Mid-level visual factors to predict human aesthetic preferences for images: A deep-learning approach based on Bayesian neural networks and latent diffusion models

The main goal of this PhD thesis is to develop a deep-learning model to predict human aesthetic preferences for images. The starting point is the existence of a benchmark preference data set, collected in an extensive online study with large samples of images of everyday scenes and paintings and large samples of observers (collected by a PhD student in psychology, who also works on the larger project to which both PhDs belong).
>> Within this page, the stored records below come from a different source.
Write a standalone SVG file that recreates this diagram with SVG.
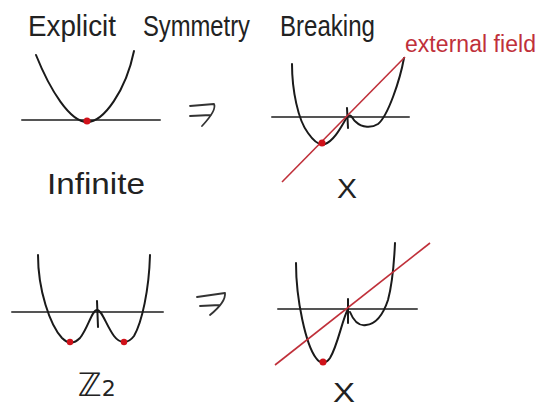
<svg xmlns="http://www.w3.org/2000/svg" width="539" height="408" viewBox="0 0 539 408">
<style>
.hand{font-family:"Liberation Sans","DejaVu Sans",sans-serif;fill:#222;}
.axis{stroke:#555;stroke-width:2;fill:none;stroke-linecap:round;}
.curve{stroke:#1a1a1a;stroke-width:2;fill:none;stroke-linecap:round;stroke-linejoin:round;}
.field{stroke:#c0303a;stroke-width:1.6;fill:none;}
.dot{fill:#d0121a;}
.arrow{stroke:#333;stroke-width:1.8;fill:none;stroke-linecap:round;stroke-linejoin:round;}
</style>
<rect width="539" height="408" fill="#ffffff"/>
<g id="title">
<text class="hand" x="28" y="36" font-size="29" textLength="88" lengthAdjust="spacingAndGlyphs">Explicit</text>
<text class="hand" x="143" y="36" font-size="29" textLength="107" lengthAdjust="spacingAndGlyphs">Symmetry</text>
<text class="hand" x="280" y="36" font-size="29" textLength="95" lengthAdjust="spacingAndGlyphs">Breaking</text>
</g>
<g id="label-external-field">
<text x="405" y="52" font-size="23" font-family="Liberation Sans, sans-serif" fill="#c0303a" textLength="131" lengthAdjust="spacing">external field</text>
</g>
<g id="infinite-potential">
<line class="axis" x1="22" y1="120" x2="160" y2="120"/>
<path class="curve" d="M36,55 C50,90 70,122 87,122 C104,122 126,90 134,51"/>
<circle class="dot" cx="87" cy="121" r="3.5"/>
<text class="hand" x="47" y="194" font-size="30" textLength="98" lengthAdjust="spacingAndGlyphs">Infinite</text>
</g>
<g id="infinite-broken">
<line class="axis" x1="272" y1="117" x2="409" y2="117"/>
<path class="curve" d="M292,64 C292,90 298,120 308,133 C315,143 320,146 325,144 C335,140 342,125 347,117 C352,112 352,120 356,122 C362,128 372,128 378,124 C388,116 400,80 404,58"/>
<path class="curve" d="M347,108 L348,128"/>
<line class="field" x1="282" y1="182" x2="405" y2="57"/>
<circle class="dot" cx="322" cy="143" r="3.5"/>
<text class="hand" x="337" y="198" font-size="27" textLength="20" lengthAdjust="spacingAndGlyphs">X</text>
</g>
<g id="z2-potential">
<line class="axis" x1="12" y1="312" x2="163" y2="312"/>
<path class="curve" d="M38,255 C38,290 50,325 62,338 C68,344 74,344 80,338 C88,328 92,310 97,310 C102,310 106,325 114,336 C120,344 128,344 134,336 C142,322 149,290 150,255"/>
<path class="curve" d="M97,301 L98,327"/>
<circle class="dot" cx="70" cy="342" r="3.2"/>
<circle class="dot" cx="124" cy="342" r="3.2"/>
<text x="78" y="396" font-size="32" font-family="DejaVu Sans, sans-serif" fill="#222">ℤ<tspan font-size="22">2</tspan></text>
</g>
<g id="z2-broken">
<line class="axis" x1="278" y1="309" x2="417" y2="309"/>
<path class="curve" d="M296,263 C296,300 306,345 316,358 C320,364 326,364 330,358 C338,345 342,320 348,309"/>
<path class="curve" d="M348,299 L348,323"/>
<path class="curve" d="M350,312 C354,322 360,326 366,325 C378,324 384,312 388,300 C392,285 394,265 395,243"/>
<line class="field" x1="275" y1="365" x2="430" y2="243"/>
<circle class="dot" cx="323" cy="362" r="3.5"/>
<text class="hand" x="333" y="402" font-size="27" textLength="22" lengthAdjust="spacingAndGlyphs">X</text>
</g>
<g id="connectors">
<path class="arrow" d="M190,106 L214,104 Q217,110 202,126 M190,116 L211,115"/>
<path class="arrow" d="M197,297 L225,293 Q226,302 210,315 M200,306 L220,305"/>
</g>
</svg>
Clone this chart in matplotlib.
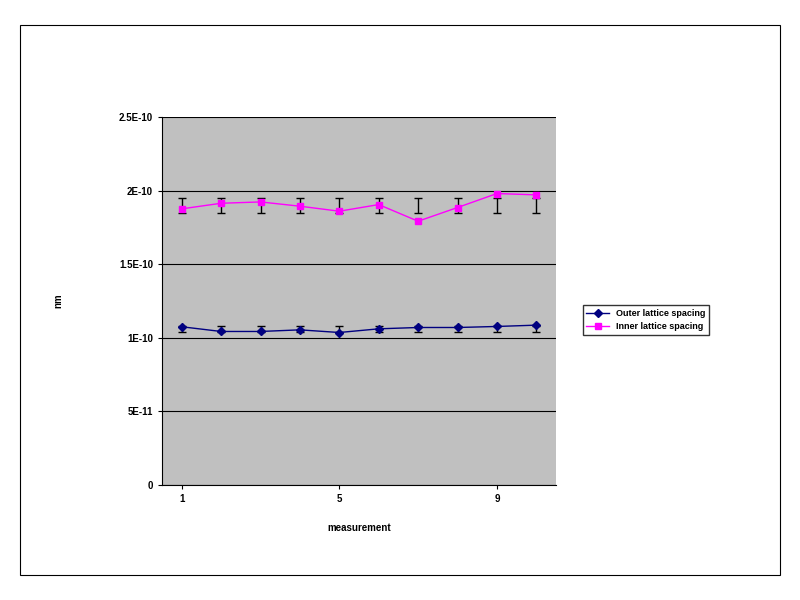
import matplotlib.pyplot as plt
import numpy as np

measurement = np.arange(1, 11)
outer = [1.075e-10, 1.043e-10, 1.043e-10, 1.054e-10, 1.036e-10, 1.061e-10, 1.070e-10, 1.070e-10, 1.077e-10, 1.086e-10]
outer_lo, outer_hi = 1.04e-10, 1.08e-10
inner = [1.876e-10, 1.914e-10, 1.923e-10, 1.894e-10, 1.860e-10, 1.905e-10, 1.792e-10, 1.885e-10, 1.980e-10, 1.971e-10]
inner_lo, inner_hi = 1.845e-10, 1.95e-10
yticks = [0, 5e-11, 1e-10, 1.5e-10, 2e-10, 2.5e-10]
ytick_labels = ['0', '5E-11', '1E-10', '1.5E-10', '2E-10', '2.5E-10']

plt.rcParams['font.family'] = ['Liberation Sans', 'DejaVu Sans']

fig = plt.figure(figsize=(8, 6), dpi=100)
fig.patches.append(plt.Rectangle((20 / 800, 25 / 600), 760 / 800, 550 / 600,
                                 transform=fig.transFigure, fill=False, ec='black', lw=0.8))
ax = fig.add_axes([162 / 800, 115 / 600, 394 / 800, 368 / 600])
ax.set_facecolor('#c0c0c0')

# error bars span a fixed range (not centred on the points)
for lo, hi in [(outer_lo, outer_hi), (inner_lo, inner_hi)]:
    mid = np.full(len(measurement), (lo + hi) / 2)
    ax.errorbar(measurement, mid, yerr=(hi - lo) / 2, fmt='none', ecolor='black',
                elinewidth=1, capsize=3, zorder=3)

ax.plot(measurement, outer, color='#000080', marker='D', ms=4, lw=1,
        label='Outer lattice spacing', zorder=4)
ax.plot(measurement, inner, color='#ff00ff', marker='s', ms=5, lw=1,
        label='Inner lattice spacing', zorder=4)

ax.set_xlim(0.5, 10.5)
ax.set_ylim(0, 2.5e-10)
ax.set_yticks(yticks)
ax.set_yticklabels(ytick_labels, fontsize=7, fontweight='bold')
ax.set_xticks([1, 5, 9])
ax.set_xticklabels(['1', '5', '9'], fontsize=7, fontweight='bold')
ax.grid(axis='y', color='black', lw=0.8)
ax.set_axisbelow(True)
for s in ['top', 'right']:
    ax.spines[s].set_visible(False)
ax.tick_params(axis='both', length=3, direction='out')
ax.set_xlabel('measurement', fontsize=7, fontweight='bold', labelpad=14)
ax.set_ylabel('nm', fontsize=7, fontweight='bold', labelpad=40)

leg = fig.legend(loc='center', bbox_to_anchor=(646 / 800, 1 - 320 / 600), fontsize=6.5,
                 frameon=True, fancybox=False, edgecolor='black', handlelength=2.5)
for t in leg.get_texts():
    t.set_fontweight('bold')

fig.savefig('out.png', dpi=100)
In the first phase of the present PhD will develop a model based on Bayesian Neural Networks (BNNs), in which a deep learning encoder (i.e., a convolutional neural network or CNN) is followed by a Neural Network Gaussian process (NN-GP), thus being able to predict the mean and the variance of aesthetic preferences simultaneously. In addition to the theoretical and practical advantages of this approach, we will use state-of-the-art segmentation models that allow to analyze the composition of images, as one of the important mid-level Gestalt factors known to be important for the aesthetics of images. Applying Fourier analysis to the segmentation allows to analyze the composition in low- and high-frequency regimes. In the second phase of the present PhD, the BNN model will be tested and further validated by developing an image synthesis model based on a diffusion model (DM) and a Generative Adversarial Network (GAN). More specifically, we will use a Latent Diffusion Model (LDM) by training the diffusion model in the low-dimensional latent space extracted by pretrained autoencoders instead of the space of image pixels. In this way, we will extend GANalyze to DMs by integrating a pretrained LDM as the generator and the BNN for aesthetic preference as assessor. In addition, we can also entangle the segmentation map into the denoising step of DMs, allowing further control on the composition of synthesized images, which can then be tested empirically for their aesthetic value. As a last step, we can try to integrated the selection of image regions by eye-movements to exert additional control on the saliency of the synthesized image.

Date:3 Apr 2023 →  Today
Keywords:Aesthetics, Deep learning, Image characteristics, Bayesian Neural Networks, Segmentation, Diffusion
Disciplines:Sensory processes and perception, Cognitive processes, Knowledge representation and machine learning, Computer vision, Image processing
Project type:PhD project